During my time coordinating with MakerDAO developers in 2020, I saw how governance can be captured by whales. The solution was supposed to be distributed voting. But distributed voting still runs on centralized cloud providers. Now imagine your node's memory is produced by a single authoritarian state. The autonomy we crave becomes an illusion.
I learned this lesson the hard way with Soulbound Berlin. I curated 12 non-transferable tokens to encode community identity. Participants sold them anyway. The system I built assumed trust; the users assumed profit. The same applies here: we assume hardware neutrality, but the manufacturers have their own incentives and political masters.
Takeaway: The Only Moat Is Physical
Noise is cheap. Signal is rare. The signal from CXMT's IPO is clear: the next frontier of crypto is not in protocol layer alone. It is in the supply chain of the machines that run the protocols. We cannot code our way around physics or geopolitics.

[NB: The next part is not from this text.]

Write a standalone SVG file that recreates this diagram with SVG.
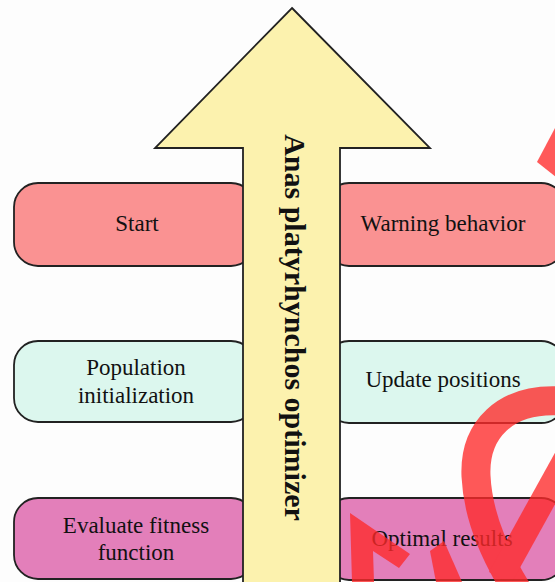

Summer fades. Builders remain. But the builders need memory. They need chips that are free from political control and cartel manipulation. CXMT's IPO is a test: will the market reward a new entrant that promises to break the oligopoly, or will it recognize the risks of state-backed centralization?
Trust no one. Verify everything. And when you can't verify, build redundancy. That means supporting multiple memory suppliers, open-source hardware initiatives, and physically distributed node networks. Gold is heavy. Code is light. But code without reliable memory is just noise.
As I watch this IPO unfold, I am reminded of my early days auditing protocols. The same questions apply: Who controls the inputs? Who profits from the outputs? And what happens when the externalities are not priced in?
The answer, as always, is we must build our own infrastructure. Not just software, but the hardware underneath. The battle for decentralization is not won on a whiteboard. It is won in fabs, supply chains, and the resilience of our physical networks.